It's about standing up
Several years ago, I was asked to give a speech about my career to an audience that mostly consisted of fellow newspaper journalists - ink-stained wretches, one and all.
But when I started to write the speech, I got discouraged, particularly after I did some math. I figured out that in 35 years of editorial writing for four newspapers, I had written about 5,000 opinion pieces. Give or take, they added up to around 2 million words. But … I wondered. What had it all meant? At the end of the day, what had I accomplished, really? What had my words changed?
I told my husband, Pete, about my misgivings, my doubts that all those opinions had moved the needle on anything at all, and he had an instant reply that stopped me in my tracks.
“It’s not just what you changed,” he said. “It’s what you stood for.”
I’ve been mulling over his wise answer ever since, because it doesn’t just apply to me.
It applies to all of us. Our actions and our words during this time of real peril for our democracy will express to ourselves, neighbors and the world what we all stand for.
Protest in New London. The old courthouse is the building behind the green sign. It has been long replaced by more modern facilities, but stands as a testament to the rule of law from the founding of America. Photo provided courtesy of Jerry Fischer.This past weekend I attended the “Hands Off!” Protest in New London, Conn. I decided to take Bella, one of our two golden retrievers. Since my hands would be full just controlling her, I made her wear a sign. Because what is a protest without signs?

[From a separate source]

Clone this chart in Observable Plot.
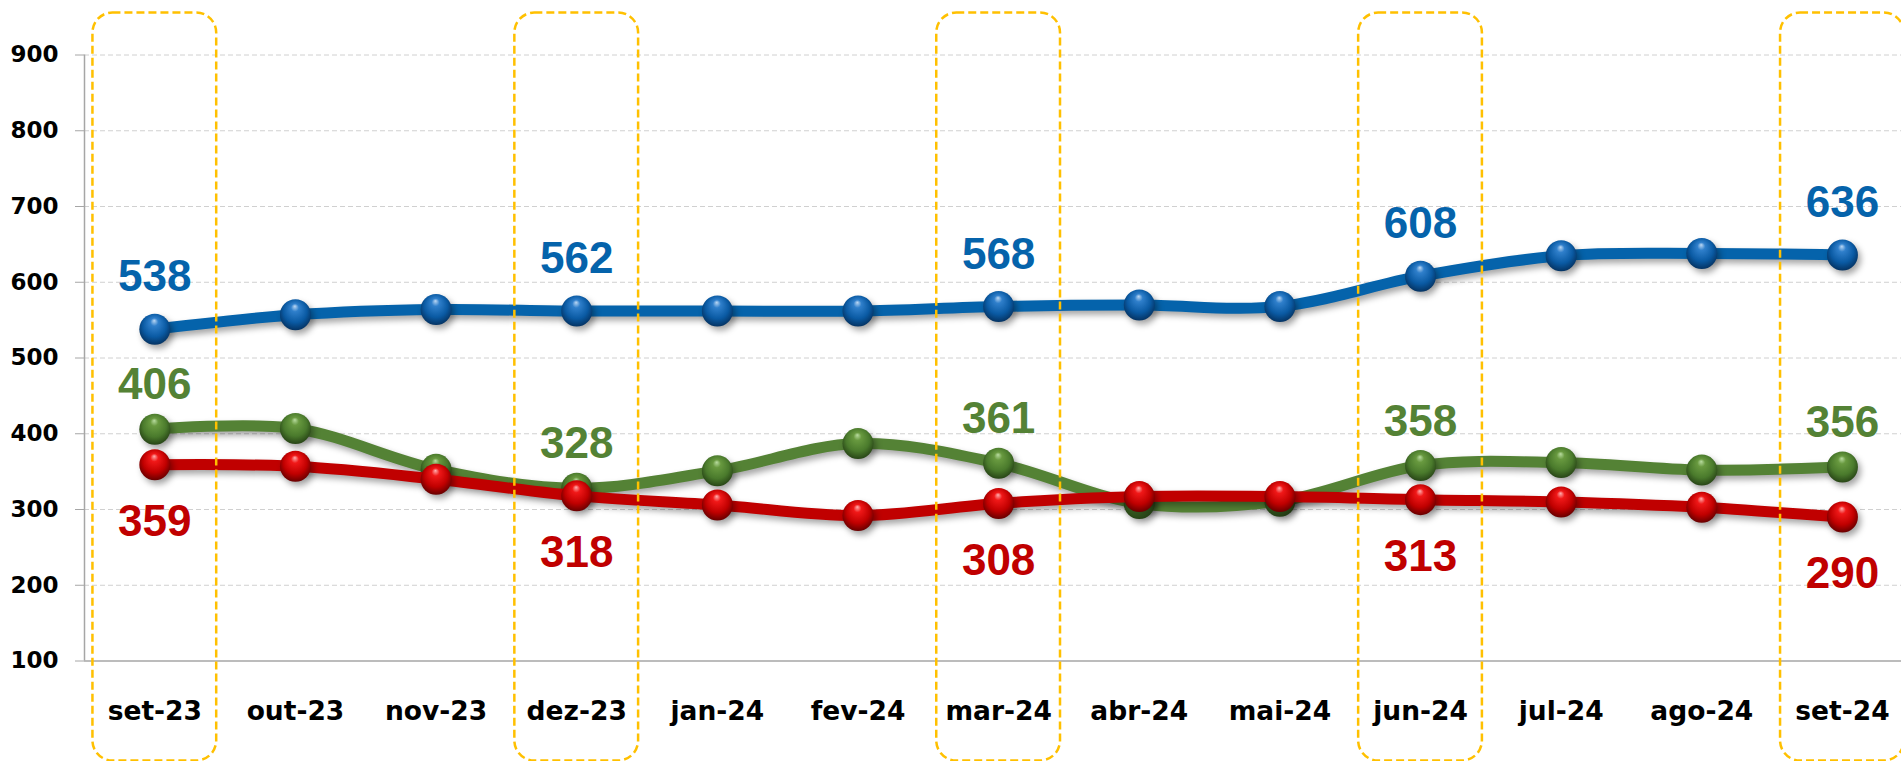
<!DOCTYPE html>
<html><head><meta charset="utf-8">
<script src="https://cdn.jsdelivr.net/npm/d3@7"></script>
<script src="https://cdn.jsdelivr.net/npm/@observablehq/plot@0.6"></script>
<style>html,body{margin:0;padding:0;background:#fff;overflow:hidden}</style>
</head><body><div id="chart"></div>
<script>
const months = ["set-23","out-23","nov-23","dez-23","jan-24","fev-24","mar-24","abr-24","mai-24","jun-24","jul-24","ago-24","set-24"];
const blueValues  = [538,557,564,562,562,562,568,570,568,608,635,638,636];
const greenValues = [406,407,353,328,351,387,361,308,311,358,362,352,356];
const redValues   = [359,357,340,318,306,292,308,317,317,313,310,303,290];
const highlightIdx = [0,3,6,9,12];
const yTicks = [100,200,300,400,500,600,700,800,900];

const series = [
  {key:"blue",  values: blueValues,  color:"#0563AB", grad:"gBlue",  dy:-52},
  {key:"green", values: greenValues, color:"#548235", grad:"gGreen", dy:-44},
  {key:"red",   values: redValues,   color:"#C00000", grad:"gRed",   dy:57}
];

const marks = [
  Plot.gridY(yTicks.slice(1), {stroke:"#d0d0d0", strokeOpacity:1, strokeDasharray:"5,3", strokeWidth:1}),
  Plot.ruleY([100], {stroke:"#a6a6a6", strokeWidth:1.5}),
  Plot.ruleX([-0.5], {y1:100, y2:900, stroke:"#a6a6a6", strokeWidth:1.5}),
  Plot.axisY({ticks:yTicks, tickSize:9, tickPadding:17, stroke:"#a6a6a6", fill:"#000", fontSize:23, fontWeight:"bold", fontFamily:"DejaVu Sans", label:null}),
  Plot.axisX({ticks:d3.range(months.length), tickFormat:i=>months[i], tickSize:0, tickPadding:40, fill:"#000", fontSize:26.5, fontWeight:"bold", fontFamily:"DejaVu Sans", label:null})
];
for (const s of series) {
  const data = s.values.map((v,i)=>({i, v}));
  marks.push(Plot.line(data, {x:"i", y:"v", stroke:s.color, strokeWidth:11, curve:"cardinal"}));
  marks.push(Plot.dot(data, {x:"i", y:"v", r:15.5, fill:`url(#${s.grad})`, stroke:"none"}));
}
marks.push(Plot.rect(highlightIdx, {x1:i=>i-0.44, x2:i=>i+0.44, insetTop:-42, insetBottom:-100, rx:20, fill:"none", stroke:"#FFC000", strokeWidth:2.5, strokeDasharray:"8,4"}));
for (const s of series) {
  marks.push(Plot.text(highlightIdx, {x:i=>i, y:i=>s.values[i], text:i=>String(s.values[i]), dy:s.dy, fill:s.color, fontSize:44, fontWeight:"bold", fontFamily:"Liberation Sans, Arial, sans-serif"}));
}

const svg = Plot.plot({
  width:1901, height:761,
  marginLeft:84, marginRight:0, marginTop:54.5, marginBottom:100.5,
  x:{type:"linear", domain:[-0.5, 12.42]},
  y:{domain:[100,900]},
  style:{background:"#fff", overflow:"visible"},
  marks
});

const defs = d3.select(svg).insert("defs", ":first-child");
function grad(id, c0, c1, c2, c3) {
  const g = defs.append("radialGradient").attr("id", id)
    .attr("cx","50%").attr("cy","45%").attr("r","58%").attr("fx","48%").attr("fy","22%");
  g.append("stop").attr("offset","0%").attr("stop-color", c0);
  g.append("stop").attr("offset","22%").attr("stop-color", c1);
  g.append("stop").attr("offset","65%").attr("stop-color", c2);
  g.append("stop").attr("offset","100%").attr("stop-color", c3);
}
grad("gBlue", "#bcd8f4", "#2f7fcb", "#0a5aa3", "#042f5c");
grad("gGreen","#b9dca0", "#68993f", "#4a7a2c", "#243f14");
grad("gRed",  "#ffb0b0", "#f01818", "#c00000", "#5e0000");
d3.select(svg).selectAll('g[aria-label="line"], g[aria-label="dot"]')
  .style("filter","drop-shadow(3px 4px 3px rgba(0,0,0,0.35))");

document.getElementById("chart").appendChild(svg);
</script></body></html>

It looked like more than 500 were gathered around the old courthouse in New London when Bella and I arrived, with more streaming in from the nearby streets. The courthouse is a wooden structure built in 1784, just a few years after the Revolutionary War. It was constructed during the same time that the nation was being built and just beginning to find its own way as a republic. And here we were, 241 years later. Worried. Upset. But together during this moment. And trying to construct our own responses, pushing back against the chaos and crudeness of the last nearly three months of an incomprehensible second term for Donald Trump.
The signs said it all.
“Stocks down, measles up.”
“Facts over Fiction.”
“America has no Kings.”
“Nobody elected Musk.”
“Dear Canada: We hate him too!”
“Donald Trump is a Russian Asset,”
And finally:
“No sign is big enough for all the reasons I’m here.”
Amen to that last one.
Bella had a sign too, of course, which made her popular with the protestors who wanted to take her picture and pet her. It was, “Dogs against Dictators,” my tongue-in-cheek swipe at the entire ridiculous situation in which we find ourselves.
There was one man at the protest not carrying a sign at all, but an enormous Canadian flag. That did my heart good. Of all the allies he has abused, Trump’s insults against Canada make me the most irate.
I was proud of New London, because it is a town of 27,000 and yet the street in front of the courthouse was jammed. Like others in hundreds of protests across the country, people in the crowd seemed relieved to be demonstrating against the irrational actions originating from the Oval Office, and the cowering toadies in the Republican Party who are enabling Trump’s amoral power grab.
Bella, wearing her protest with pride.I have no illusions about the change that one protest can bring about. I attended the Washington, D.C. Women’s March in 2017 when Trump first took office along with hundreds of thousands of others. I’m not sure that it did much in the end.
Yet we have to start somewhere.
We have many more things to do, but we have to go at this one step at a time. We have to make resistance a habit. Our institutions – Congress, political parties – are proving to be flimsy defenses against Trump’s onslaught. But in the history of the United States, the people lead. Citizens have made the difference long before political institutions acted: Those who have refused to be silenced, who have refused to sit in the back of the bus, who have decided not to go along in the face of injustice.
People who have stood up.
We have to act first, and sooner or later, the change will follow.
We won’t see change immediately. But we have to act anyway. Like the wise words that have been my security blanket for years:
It’s not just what we change. It’s what we stand for.